Exercise instructions.
Exactly retype the opening line of the entries and every line after it, ending with the line that contains "plt.rcParams['font.family'] = ['Liberation". Skip all pictures.

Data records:
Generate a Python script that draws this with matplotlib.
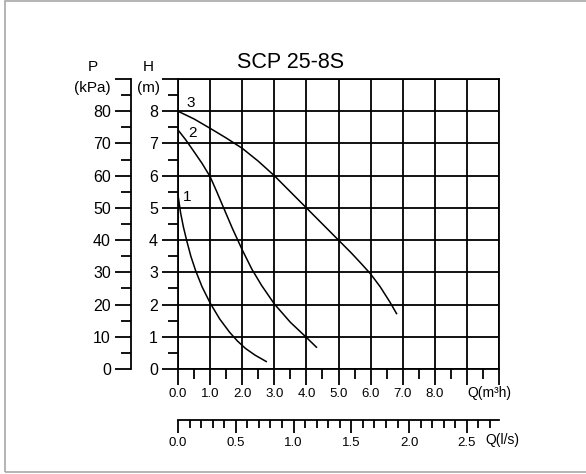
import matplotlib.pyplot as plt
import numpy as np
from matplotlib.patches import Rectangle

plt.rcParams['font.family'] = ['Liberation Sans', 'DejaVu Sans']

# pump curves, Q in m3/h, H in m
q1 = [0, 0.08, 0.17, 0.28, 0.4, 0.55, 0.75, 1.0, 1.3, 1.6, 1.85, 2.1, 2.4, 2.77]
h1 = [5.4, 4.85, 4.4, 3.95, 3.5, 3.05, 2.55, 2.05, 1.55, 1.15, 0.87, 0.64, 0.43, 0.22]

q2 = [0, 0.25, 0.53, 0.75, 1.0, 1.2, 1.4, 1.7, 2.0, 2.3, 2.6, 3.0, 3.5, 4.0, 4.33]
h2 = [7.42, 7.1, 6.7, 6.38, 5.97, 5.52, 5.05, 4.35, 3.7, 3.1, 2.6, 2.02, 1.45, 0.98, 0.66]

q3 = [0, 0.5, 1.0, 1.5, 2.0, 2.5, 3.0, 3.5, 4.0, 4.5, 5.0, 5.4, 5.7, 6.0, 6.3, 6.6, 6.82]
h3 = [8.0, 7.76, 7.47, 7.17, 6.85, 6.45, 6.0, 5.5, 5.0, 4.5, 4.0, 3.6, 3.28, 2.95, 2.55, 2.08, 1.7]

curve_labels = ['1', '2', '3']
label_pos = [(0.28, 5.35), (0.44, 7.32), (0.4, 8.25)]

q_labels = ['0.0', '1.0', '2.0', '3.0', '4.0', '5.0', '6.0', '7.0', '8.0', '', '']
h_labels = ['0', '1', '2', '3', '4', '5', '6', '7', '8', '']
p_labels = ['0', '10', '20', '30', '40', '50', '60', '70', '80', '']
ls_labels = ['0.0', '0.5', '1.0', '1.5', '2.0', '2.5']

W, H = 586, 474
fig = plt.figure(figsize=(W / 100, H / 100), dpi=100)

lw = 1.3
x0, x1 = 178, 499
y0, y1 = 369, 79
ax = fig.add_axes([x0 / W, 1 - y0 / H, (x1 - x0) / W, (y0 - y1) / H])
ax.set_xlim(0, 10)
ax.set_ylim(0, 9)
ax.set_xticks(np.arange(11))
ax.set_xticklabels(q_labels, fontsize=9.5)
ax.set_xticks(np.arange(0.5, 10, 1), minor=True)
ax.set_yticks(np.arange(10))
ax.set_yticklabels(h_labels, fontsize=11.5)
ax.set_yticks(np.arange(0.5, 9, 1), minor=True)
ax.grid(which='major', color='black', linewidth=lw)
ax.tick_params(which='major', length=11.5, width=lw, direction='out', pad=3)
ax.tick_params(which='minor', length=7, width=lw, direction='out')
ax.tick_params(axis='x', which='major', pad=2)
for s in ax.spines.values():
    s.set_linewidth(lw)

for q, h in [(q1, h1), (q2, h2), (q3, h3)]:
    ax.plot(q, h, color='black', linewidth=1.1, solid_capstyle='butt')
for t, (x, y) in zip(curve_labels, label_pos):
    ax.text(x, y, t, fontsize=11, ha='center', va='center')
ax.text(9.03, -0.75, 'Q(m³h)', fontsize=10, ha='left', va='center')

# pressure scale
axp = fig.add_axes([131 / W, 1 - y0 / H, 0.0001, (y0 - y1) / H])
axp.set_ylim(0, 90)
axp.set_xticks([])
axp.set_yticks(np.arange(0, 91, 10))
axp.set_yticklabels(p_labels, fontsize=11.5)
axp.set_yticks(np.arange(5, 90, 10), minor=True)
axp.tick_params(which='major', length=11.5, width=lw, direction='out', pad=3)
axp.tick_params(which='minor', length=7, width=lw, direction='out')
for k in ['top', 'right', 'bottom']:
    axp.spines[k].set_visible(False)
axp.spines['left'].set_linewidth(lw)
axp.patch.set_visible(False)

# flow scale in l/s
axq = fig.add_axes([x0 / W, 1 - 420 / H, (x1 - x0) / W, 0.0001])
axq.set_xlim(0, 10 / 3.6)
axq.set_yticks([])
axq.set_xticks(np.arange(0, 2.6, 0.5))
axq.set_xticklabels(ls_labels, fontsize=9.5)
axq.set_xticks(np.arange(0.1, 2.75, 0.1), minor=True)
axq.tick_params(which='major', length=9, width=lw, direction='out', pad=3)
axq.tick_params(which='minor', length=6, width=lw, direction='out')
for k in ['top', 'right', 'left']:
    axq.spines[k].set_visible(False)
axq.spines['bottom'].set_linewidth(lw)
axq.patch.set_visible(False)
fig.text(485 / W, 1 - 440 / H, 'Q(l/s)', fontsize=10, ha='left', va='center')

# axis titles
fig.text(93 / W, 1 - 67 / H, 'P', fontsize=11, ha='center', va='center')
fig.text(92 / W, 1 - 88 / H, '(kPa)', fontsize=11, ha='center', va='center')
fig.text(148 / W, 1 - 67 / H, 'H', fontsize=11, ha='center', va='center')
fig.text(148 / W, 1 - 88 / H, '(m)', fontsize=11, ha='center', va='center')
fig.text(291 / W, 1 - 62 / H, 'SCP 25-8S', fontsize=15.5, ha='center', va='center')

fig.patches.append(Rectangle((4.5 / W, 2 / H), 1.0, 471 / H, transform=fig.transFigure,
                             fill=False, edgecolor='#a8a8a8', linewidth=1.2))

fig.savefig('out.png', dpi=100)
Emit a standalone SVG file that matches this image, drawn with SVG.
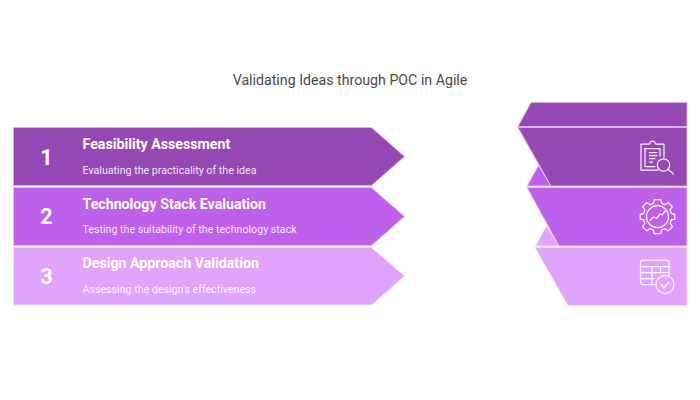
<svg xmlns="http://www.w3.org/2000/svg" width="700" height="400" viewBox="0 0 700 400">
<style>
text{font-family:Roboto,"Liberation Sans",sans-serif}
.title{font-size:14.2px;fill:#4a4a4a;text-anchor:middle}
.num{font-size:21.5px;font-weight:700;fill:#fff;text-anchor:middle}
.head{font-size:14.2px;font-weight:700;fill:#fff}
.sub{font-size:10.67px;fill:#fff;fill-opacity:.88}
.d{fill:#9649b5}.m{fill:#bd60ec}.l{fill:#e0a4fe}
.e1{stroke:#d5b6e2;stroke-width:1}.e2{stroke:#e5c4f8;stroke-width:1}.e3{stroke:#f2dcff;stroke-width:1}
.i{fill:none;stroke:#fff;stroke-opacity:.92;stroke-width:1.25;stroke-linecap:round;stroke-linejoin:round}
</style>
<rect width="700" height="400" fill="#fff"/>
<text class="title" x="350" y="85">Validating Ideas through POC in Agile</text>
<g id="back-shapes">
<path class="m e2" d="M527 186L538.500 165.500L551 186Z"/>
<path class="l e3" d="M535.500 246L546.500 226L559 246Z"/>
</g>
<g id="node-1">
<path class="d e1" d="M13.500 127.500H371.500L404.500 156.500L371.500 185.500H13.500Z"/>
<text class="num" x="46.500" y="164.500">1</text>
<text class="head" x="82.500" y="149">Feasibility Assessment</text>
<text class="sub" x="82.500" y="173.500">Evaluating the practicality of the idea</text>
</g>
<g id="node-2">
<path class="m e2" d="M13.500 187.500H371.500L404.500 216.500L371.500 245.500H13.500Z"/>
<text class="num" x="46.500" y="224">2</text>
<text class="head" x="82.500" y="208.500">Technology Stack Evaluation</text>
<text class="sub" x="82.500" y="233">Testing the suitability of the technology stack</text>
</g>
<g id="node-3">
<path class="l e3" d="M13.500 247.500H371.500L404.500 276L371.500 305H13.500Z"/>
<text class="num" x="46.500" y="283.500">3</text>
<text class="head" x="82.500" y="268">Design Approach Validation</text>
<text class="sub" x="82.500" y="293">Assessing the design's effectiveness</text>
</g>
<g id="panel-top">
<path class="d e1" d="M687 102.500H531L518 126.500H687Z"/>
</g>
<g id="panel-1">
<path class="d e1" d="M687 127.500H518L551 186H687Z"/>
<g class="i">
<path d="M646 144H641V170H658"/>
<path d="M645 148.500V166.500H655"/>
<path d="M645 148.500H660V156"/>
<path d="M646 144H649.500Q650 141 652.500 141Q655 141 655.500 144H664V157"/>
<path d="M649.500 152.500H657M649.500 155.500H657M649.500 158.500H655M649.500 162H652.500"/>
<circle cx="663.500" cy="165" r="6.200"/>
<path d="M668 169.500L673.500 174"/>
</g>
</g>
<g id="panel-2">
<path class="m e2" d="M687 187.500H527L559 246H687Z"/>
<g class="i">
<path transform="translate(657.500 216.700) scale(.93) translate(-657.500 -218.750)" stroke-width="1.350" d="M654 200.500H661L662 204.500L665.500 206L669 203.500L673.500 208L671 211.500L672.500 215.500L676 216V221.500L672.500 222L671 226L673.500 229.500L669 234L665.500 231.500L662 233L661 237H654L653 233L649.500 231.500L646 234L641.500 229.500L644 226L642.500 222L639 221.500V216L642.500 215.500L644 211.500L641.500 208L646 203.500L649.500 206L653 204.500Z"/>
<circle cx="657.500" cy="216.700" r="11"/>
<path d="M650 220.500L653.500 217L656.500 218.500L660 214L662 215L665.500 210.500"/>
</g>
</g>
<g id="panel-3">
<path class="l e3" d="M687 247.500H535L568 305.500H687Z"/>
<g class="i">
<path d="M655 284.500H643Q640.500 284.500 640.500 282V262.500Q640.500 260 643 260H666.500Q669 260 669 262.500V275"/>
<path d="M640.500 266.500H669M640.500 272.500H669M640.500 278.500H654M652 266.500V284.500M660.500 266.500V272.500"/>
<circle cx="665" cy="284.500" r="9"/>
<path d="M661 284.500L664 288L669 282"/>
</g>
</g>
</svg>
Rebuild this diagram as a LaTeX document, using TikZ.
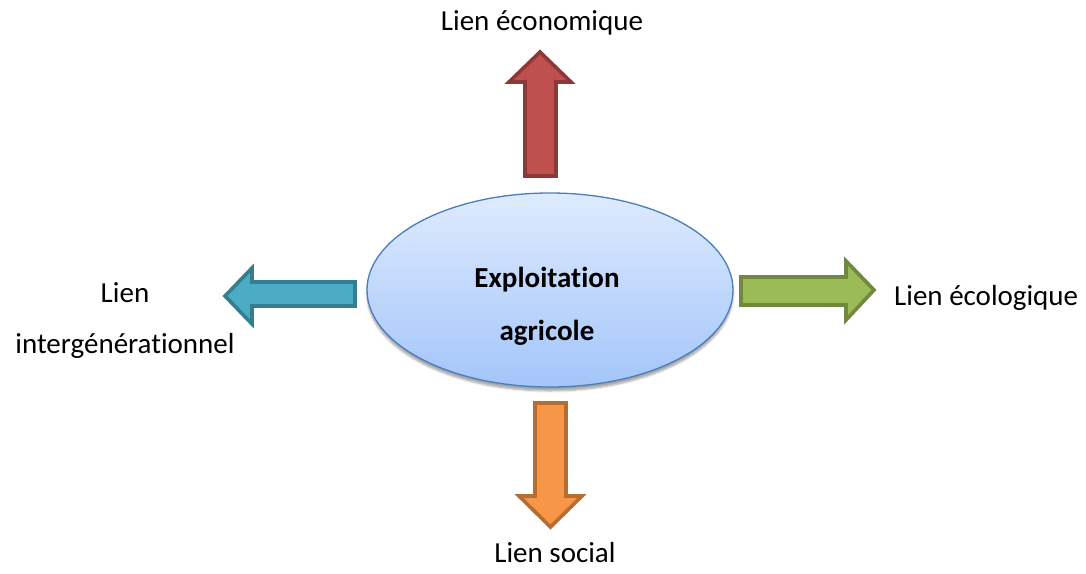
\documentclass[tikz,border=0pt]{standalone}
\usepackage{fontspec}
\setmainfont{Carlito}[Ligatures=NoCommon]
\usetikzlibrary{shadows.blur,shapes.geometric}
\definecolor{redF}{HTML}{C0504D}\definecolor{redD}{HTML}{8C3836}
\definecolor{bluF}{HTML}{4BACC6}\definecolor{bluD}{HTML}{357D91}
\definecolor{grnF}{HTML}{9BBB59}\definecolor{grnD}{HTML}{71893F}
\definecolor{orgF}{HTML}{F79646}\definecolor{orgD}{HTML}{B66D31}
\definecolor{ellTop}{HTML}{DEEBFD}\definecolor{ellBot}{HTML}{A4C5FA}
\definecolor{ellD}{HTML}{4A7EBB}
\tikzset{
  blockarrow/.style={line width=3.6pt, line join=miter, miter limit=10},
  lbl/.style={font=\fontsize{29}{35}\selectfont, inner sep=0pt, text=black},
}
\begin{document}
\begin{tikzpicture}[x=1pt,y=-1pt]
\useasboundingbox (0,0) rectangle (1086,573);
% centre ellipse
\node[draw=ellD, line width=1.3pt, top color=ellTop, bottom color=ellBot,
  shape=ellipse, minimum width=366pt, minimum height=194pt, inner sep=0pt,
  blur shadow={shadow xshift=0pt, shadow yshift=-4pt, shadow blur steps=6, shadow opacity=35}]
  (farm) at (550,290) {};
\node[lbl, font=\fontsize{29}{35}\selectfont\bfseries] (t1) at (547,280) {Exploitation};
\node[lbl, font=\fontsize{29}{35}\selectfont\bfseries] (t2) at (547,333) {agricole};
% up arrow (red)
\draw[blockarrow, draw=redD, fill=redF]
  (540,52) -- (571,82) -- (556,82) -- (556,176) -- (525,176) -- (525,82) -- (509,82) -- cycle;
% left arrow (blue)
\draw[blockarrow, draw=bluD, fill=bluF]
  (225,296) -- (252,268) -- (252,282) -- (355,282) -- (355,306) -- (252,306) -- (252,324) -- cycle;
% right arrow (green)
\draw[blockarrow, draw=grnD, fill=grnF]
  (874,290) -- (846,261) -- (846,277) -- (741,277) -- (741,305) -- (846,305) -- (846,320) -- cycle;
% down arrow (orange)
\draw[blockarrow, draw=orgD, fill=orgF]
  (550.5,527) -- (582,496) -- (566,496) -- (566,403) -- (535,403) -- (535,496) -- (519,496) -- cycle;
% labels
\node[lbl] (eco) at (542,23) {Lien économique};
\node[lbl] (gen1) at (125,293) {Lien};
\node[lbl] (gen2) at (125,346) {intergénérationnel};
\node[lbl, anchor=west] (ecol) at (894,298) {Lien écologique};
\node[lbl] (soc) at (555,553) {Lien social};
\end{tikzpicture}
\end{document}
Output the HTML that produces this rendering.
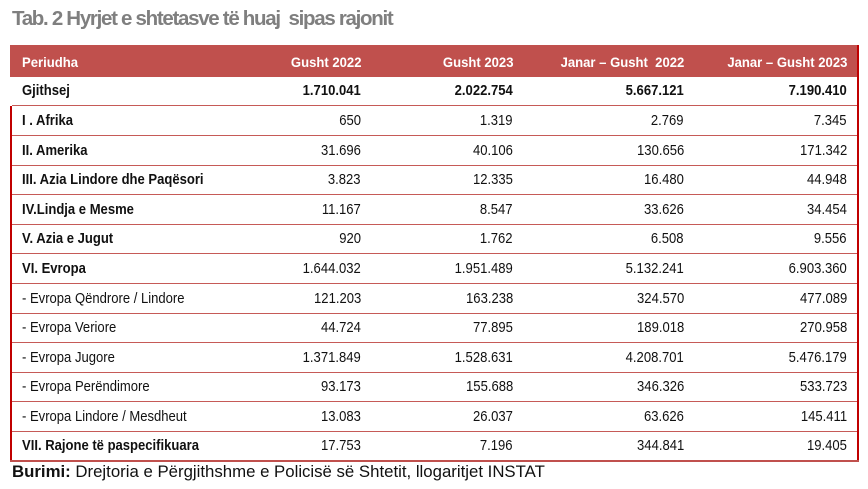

Solved exercise.
Generate a Python script that draws this with matplotlib.
import matplotlib.pyplot as plt
import numpy as np
from matplotlib.patches import Rectangle

plt.rcParams['font.family'] = ['Liberation Sans', 'DejaVu Sans']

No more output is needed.